Washington state Department of Ecology Director Laura Watson and her top nuclear waste manager, David Bowen, visited Washington, D.C., last week to urge that more cleanup funds for the Hanford Site be included in the Department of Energy’s fiscal 2023 budget.
The Ecology officials were in the nation’s capital March 14-16 while President Joe Biden signed an appropriations bill for fiscal 2022 that includes almost $7.9 billion for the DOE’s Office of Environmental Management and. Of that total roughly $2.6 billion is split between Hanford’s Office of River Protection and its Richland Operations Office.
The Biden administration’s request for fiscal 2023 is expected to be released on March 28.
“But the fact that the record funding for this budget still falls hundreds of millions below what is needed demonstrates the challenges ahead of us,” Watson said in an Ecology press release issued Monday. The agency wants a Hanford cleanup budget of $3.35 billion in fiscal year 2023 and another $3.76 billion in 2024, according to the Ecology press release.
The trip marked the first trek back to Washington, D.C., by state Ecology officials since the COVID-19 pandemic started to spread domestically in early 2020, Bowen told the online Hanford Advisory Board Wednesday. They met with representatives of the DOE Office of Environmental Management, as well as members of the state’s Congressional delegations including Sens. Patty Murray (D) and Maria Cantwell (D) as well as Rep. Dan Newhouse (R).
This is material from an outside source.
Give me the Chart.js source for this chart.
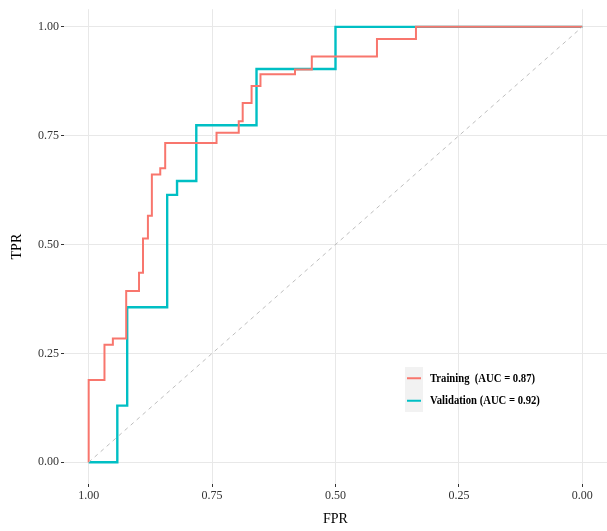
<!DOCTYPE html>
<html>
<head>
<meta charset="utf-8">
<script src="https://cdn.jsdelivr.net/npm/chart.js@4"></script>
<style>
  html, body { margin: 0; padding: 0; background: #fff; }
  #wrap { width: 607px; height: 531px; position: relative; }
</style>
</head>
<body>
<div id="wrap"><canvas id="roc"></canvas></div>
<script>
// ROC points (x axis runs 1 -> 0)
const trainFPR = [1.000, 1.000, 0.968, 0.951, 0.924, 0.898, 0.890, 0.880, 0.872, 0.855, 0.845,
                  0.741, 0.696, 0.688, 0.670, 0.652, 0.582, 0.548, 0.416, 0.337, 0.000];
const trainTPR = [0.000, 0.189, 0.270, 0.284, 0.393, 0.435, 0.514, 0.566, 0.661, 0.675, 0.733,
                  0.757, 0.783, 0.825, 0.864, 0.891, 0.902, 0.932, 0.972, 1.000, 1.000];
const validFPR = [1.000, 0.942, 0.922, 0.841, 0.821, 0.782, 0.660, 0.500, 0.000];
const validTPR = [0.000, 0.130, 0.356, 0.614, 0.646, 0.774, 0.903, 1.000, 1.000];
const diagFPR = [1, 0];
const diagTPR = [0, 1];

const tickValues = [0, 0.25, 0.5, 0.75, 1];
const seriesLabels = ['Training  (AUC = 0.87)', 'Validation (AUC = 0.92)'];
const seriesColors = ['#F8766D', '#00BFC4'];

const SERIF = "'Liberation Serif', 'Times New Roman', serif";
const toPoints = (xs, ys) => xs.map((x, i) => ({ x, y: ys[i] }));

// legend sits inside the panel, like ggplot's legend.position = c(x, y)
const insideLegend = {
    id: 'insideLegend',
    afterDraw(chart) {
        const ctx = chart.ctx;
        const left = 405, top = 367, rowH = 22.5;
        ctx.save();
        ctx.fillStyle = '#F2F2F2';
        ctx.fillRect(left, top, 18, rowH * seriesLabels.length);
        seriesLabels.forEach((label, i) => {
            const cy = top + rowH * i + rowH / 2;
            ctx.strokeStyle = seriesColors[i];
            ctx.lineWidth = 2;
            ctx.beginPath();
            ctx.moveTo(left + 2, cy);
            ctx.lineTo(left + 16, cy);
            ctx.stroke();
            // the reference text is a little narrow, squeeze it horizontally
            ctx.save();
            ctx.translate(left + 25, cy);
            ctx.scale(0.82, 1);
            ctx.fillStyle = '#000';
            ctx.font = 'bold 13px ' + SERIF;
            ctx.textBaseline = 'middle';
            ctx.textAlign = 'left';
            ctx.fillText(label, 0, 0);
            ctx.restore();
        });
        ctx.restore();
    }
};

new Chart(document.getElementById('roc'), {
    type: 'line',
    data: {
        datasets: [
            {
                label: 'diagonal',
                data: toPoints(diagFPR, diagTPR),
                borderColor: '#BDBDBD',
                borderWidth: 1,
                borderDash: [4, 4],
                pointRadius: 0
            },
            {
                label: seriesLabels[0],
                data: toPoints(trainFPR, trainTPR),
                borderColor: seriesColors[0],
                borderWidth: 2,
                stepped: 'before',
                pointRadius: 0
            },
            {
                label: seriesLabels[1],
                data: toPoints(validFPR, validTPR),
                borderColor: seriesColors[1],
                borderWidth: 2.4,
                stepped: 'before',
                pointRadius: 0
            }
        ]
    },
    options: {
        responsive: true,
        maintainAspectRatio: false,
        animation: false,
        layout: { padding: 0 },
        plugins: {
            legend: { display: false },
            tooltip: { enabled: false }
        },
        scales: {
            x: {
                type: 'linear',
                reverse: true,
                min: -0.05,
                max: 1.05,
                afterBuildTicks: s => { s.ticks = tickValues.map(v => ({ value: v })); },
                afterFit: s => { s.height = 47; },
                ticks: {
                    color: '#333',
                    font: { family: SERIF, size: 12 },
                    padding: 2,
                    maxRotation: 0,
                    callback: v => v.toFixed(2)
                },
                grid: { color: '#E8E8E8', lineWidth: 1, tickColor: '#333', tickLength: 3 },
                border: { display: false },
                title: {
                    display: true,
                    text: 'FPR',
                    color: '#000',
                    font: { family: SERIF, size: 14 },
                    padding: { top: 0, bottom: 3 }
                }
            },
            y: {
                type: 'linear',
                min: -0.05,
                max: 1.0405,
                afterBuildTicks: s => { s.ticks = tickValues.map(v => ({ value: v })); },
                afterFit: s => { s.width = 64; },
                ticks: {
                    color: '#333',
                    font: { family: SERIF, size: 12 },
                    padding: 2,
                    callback: v => v.toFixed(2)
                },
                grid: { color: '#E8E8E8', lineWidth: 1, tickColor: '#333', tickLength: 3 },
                border: { display: false },
                title: {
                    display: true,
                    text: 'TPR',
                    color: '#000',
                    font: { family: SERIF, size: 14 },
                    padding: { top: 9, bottom: 0 }
                }
            }
        }
    },
    plugins: [insideLegend]
});
</script>
</body>
</html>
“Without significant increases in funding in future budgets, we will continue to see delays in progress, heightened environmental risk, and it will ultimately require billions more in cleanup costs,” Washington Gov. Jay Inslee (D) said in the Ecology statement.
During the Hanford Advisory Board meeting, the DOE’s top manager for the site, Brian Vance, stressed the need for the agency and its contractors to get the maximum potential cleanup for the buck.
“We operate in a fiscally-constrained environment,” Vance said. There is always more work to be done than there will be money. So DOE and its stakeholders “must minimize risk reduction per dollar invested,” he added.
Ecology’s budget accounting is slightly different from the feds, including safeguards and security appropriation money under the Hanford line item. Ecology says Congress must increase the funding level for cleanup of the former plutonium production complex.
From World War II through 1989, the Hanford Site produced more than 67 tons of plutonium, leaving the federal property with extensive radiological and chemical contamination, including more than 55 million gallons of liquid radioactive waste stored in underground tanks.